Vous travaillez avec des danseurs et danseuses de divers horizons, issu·e·s parfois des favelas. Quel est le parcours des interprètes de Lavagem ?

Certains travaillent avec moi depuis plus de 10 ans, connaissent mon langage et viennent de la danse contemporaine. D’autres se sont joints à la compagnie pour cette pièce. J’aime travailler avec des danseur·euse·s aux styles différents qui ne viennent pas forcément de la danse contemporaine. Une des danseuses vient de la pole dance, une autre a une formation de ballet, mais a aussi fait de la gymnastique olympique et de l’afro danse, un autre pratique le passinho, une danse issue des favelas de Rio. J’aime avoir cette variété d’interprètes.
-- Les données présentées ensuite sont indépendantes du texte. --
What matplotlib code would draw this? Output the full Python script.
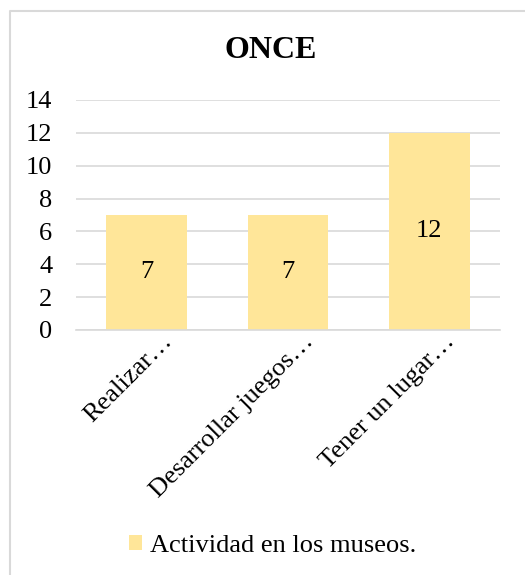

Au Brésil, la société est très divisée : on étudie les techniques européennes et américaines de danse contemporaine, mais il existe un grand nombre de danses informelles qui ne sont présentées ni dans les théâtres ni dans les médias. Ces danses très fortes qu’on trouve dans la rue sont un mélange de plusieurs styles qui se transmettent de génération en génération. J’aime croiser ces danses traditionnelles complexes avec la danse contemporaine dans mon travail. Le mélange de cultures et d’influences enrichit la démarche, élargit les possibilités d’expression.

 

Comment votre formation en psychanalyse influe-t-elle sur votre approche en danse ?

J’aime offrir aux interprètes un espace ouvert pour s’exprimer et ne pas imposer mes idées. Je laisse beaucoup de place à l’imagination de chacun et chacune autour des sujets que nous abordons. Je souhaite créer un environnement où ils se sentent libres d’exprimer leurs rêves, leurs souvenirs, qui rejoint la relation de confiance qu’on établit dans un cabinet de psychanalyse où on est invité à laisser de côté la conscience. De la même façon, je dois porter attention aux moments où on parvient dans nos explorations et nos recherches à quelque chose d’intéressant, de signifiant et les saisir. Mon imagination fonctionne aussi comme ça : je fais confiance aux associations libres, à mes impulsions et à celles du groupe. Je ne cherche pas tout de suite à les comprendre.